Content is only useful if it moves people closer to buying—or at least talking to you. Use Authoredup to see which content actually contributes to your pipeline.

Try this approach:

  • Tag “conversion events”: Mark actions like “requested demo,” “booked a call,” or “downloaded whitepaper.” See which content led to these.
  • Compare top-of-funnel vs. bottom-of-funnel: What grabs attention (top) isn’t always what persuades someone to talk to sales (bottom). Use Authoredup to break this down.
  • Look for drop-off points: Are people engaging but never converting? Maybe your call-to-action is buried or not compelling.

If you’re short on time: Focus on the last-touch attribution—what’s the final piece of content before someone reached out? It’s not perfect, but it’s actionable.

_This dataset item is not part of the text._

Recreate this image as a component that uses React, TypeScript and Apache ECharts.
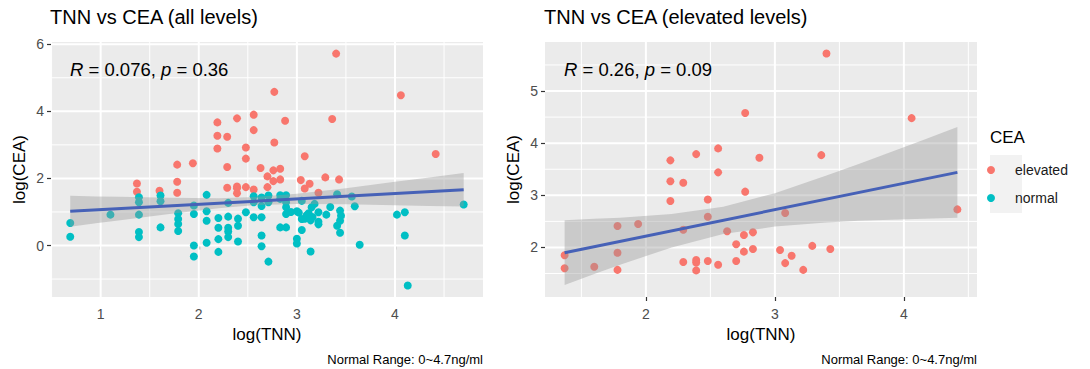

5. Step 4: Refine Your Targeting (Without Getting Creepy)

One of the best uses for Authoredup is figuring out who’s actually paying attention to your stuff—and whether they’re the right people.

Use these tactics:

  • Segment your audience: Authoredup can show you engagement by industry, company size, or job title. If your content is only landing with junior folks, it’s time to rethink your topics or language.
  • Test messaging tweaks: Try posting the same core idea with different angles—plain-spoken vs. technical, short vs. long. Use analytics to see what lands with your actual buyers.
  • Ditch what’s not working: If a channel or topic never attracts your ICP, stop wasting time on it. Just because “everyone’s on TikTok” doesn’t mean your buyers are.

Honest talk: No tool will magically find you the perfect audience. Use the data to get closer, but keep talking to real customers to sanity-check your findings.

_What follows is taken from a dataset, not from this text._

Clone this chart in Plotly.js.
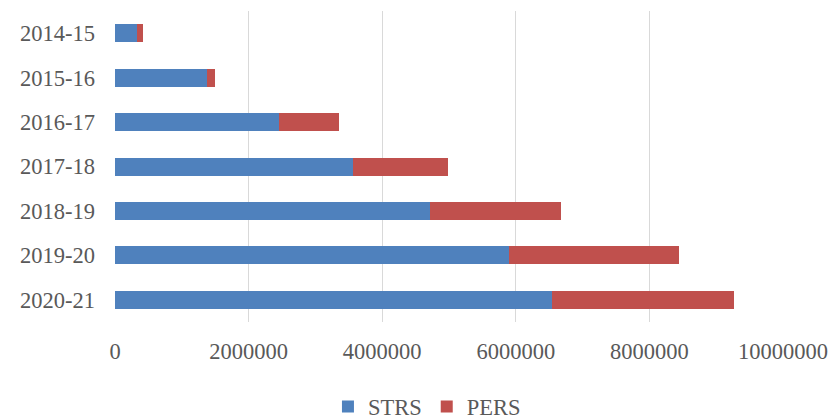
<!DOCTYPE html>
<html>
<head>
<meta charset="utf-8">
<script src="https://cdn.plot.ly/plotly-3.0.1.min.js"></script>
<style>html,body{margin:0;padding:0;background:#fff;}#chart{width:839px;height:420px;}</style>
</head>
<body>
<div id="chart"></div>
<script>
const years = ["2014-15","2015-16","2016-17","2017-18","2018-19","2019-20","2020-21"];
const strs = [327000, 1380000, 2458000, 3567000, 4720000, 5904000, 6539000];
const pers = [94000, 120000, 890000, 1423000, 1959000, 2542000, 2727000];
const xTicks = [0, 2000000, 4000000, 6000000, 8000000, 10000000];

const font = {family: "Liberation Serif", size: 22.5, color: "#595959"};

const data = [
  {type: "bar", orientation: "h", name: "STRS", y: years, x: strs, marker: {color: "#4F81BD"}},
  {type: "bar", orientation: "h", name: "PERS", y: years, x: pers, marker: {color: "#C0504D"}}
];

const layout = {
  width: 839, height: 420,
  margin: {l: 115, r: 56, t: 11, b: 98, autoexpand: false},
  barmode: "stack",
  bargap: 0.595,
  paper_bgcolor: "#fff", plot_bgcolor: "#fff",
  font: font,
  showlegend: true,
  legend: {orientation: "h", x: 0.467, xanchor: "center", yref: "container", y: 0.031, yanchor: "middle", font: font, itemwidth: 30, traceorder: "normal"},
  xaxis: {
    range: [0, 10000000], tickvals: xTicks, ticktext: xTicks.map(String),
    showgrid: true, gridcolor: "#d9d9d9", gridwidth: 1.3, zeroline: false,
    showline: false, ticks: "", ticklabelstandoff: 13, tickfont: font, fixedrange: true
  },
  yaxis: {
    type: "category", categoryorder: "array", categoryarray: years, autorange: "reversed",
    showgrid: false, zeroline: false, showline: false, ticks: "", ticklabelstandoff: 19, tickfont: font
  }
};

Plotly.newPlot("chart", data, layout, {displayModeBar: false, staticPlot: true});
</script>
</body>
</html>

6. Step 5: Double Down on What Works—and Cut the Rest

Now comes the part that most teams avoid: actually changing what you do, based on what you’ve learned.

How to make real improvements:

  • Reallocate effort: If webinars drive meetings but LinkedIn posts don’t, shift resources accordingly—even if it goes against your gut.
  • Ruthlessly prune dead weight: Kill off content series, channels, or campaigns that never move the needle (even if your CEO loves them).
  • Document small wins: When a tweak works (like a new subject line that boosts replies), write it down so your team doesn’t forget next quarter.

Caution: Don’t change everything at once. Make one or two changes, then wait and see what happens. Analytics only help if you let them guide steady, measured improvements.


7. What Authoredup Can’t Do (And What You Still Need to Watch)

Even the best analytics tool has limits. Here’s where you need to stay sharp:

  • It won’t fix bad messaging: If your offer isn’t clear or valuable, no amount of analytics will save you.
  • It can’t replace talking to customers: Data shows what happened, not why. You still need real conversations.
  • It won’t predict the future: Past performance is a clue, not a guarantee. Markets change.

Ignore “AI recommendations” that sound generic (“Post at 8am on Tuesdays!”). Use your judgment and context.


8. Wrapping Up: Iterate, Don’t Overthink

Authoredup analytics is a solid tool for sharpening your B2B go-to-market approach, but don’t let dashboards lull you into over-analysis. Start small. Track what matters. Drop what doesn’t. Review your results every month or quarter, make one or two changes, and keep going.

Simple, steady tweaks beat grand strategies every time. Get out of your own way—and let the data tell you what’s working.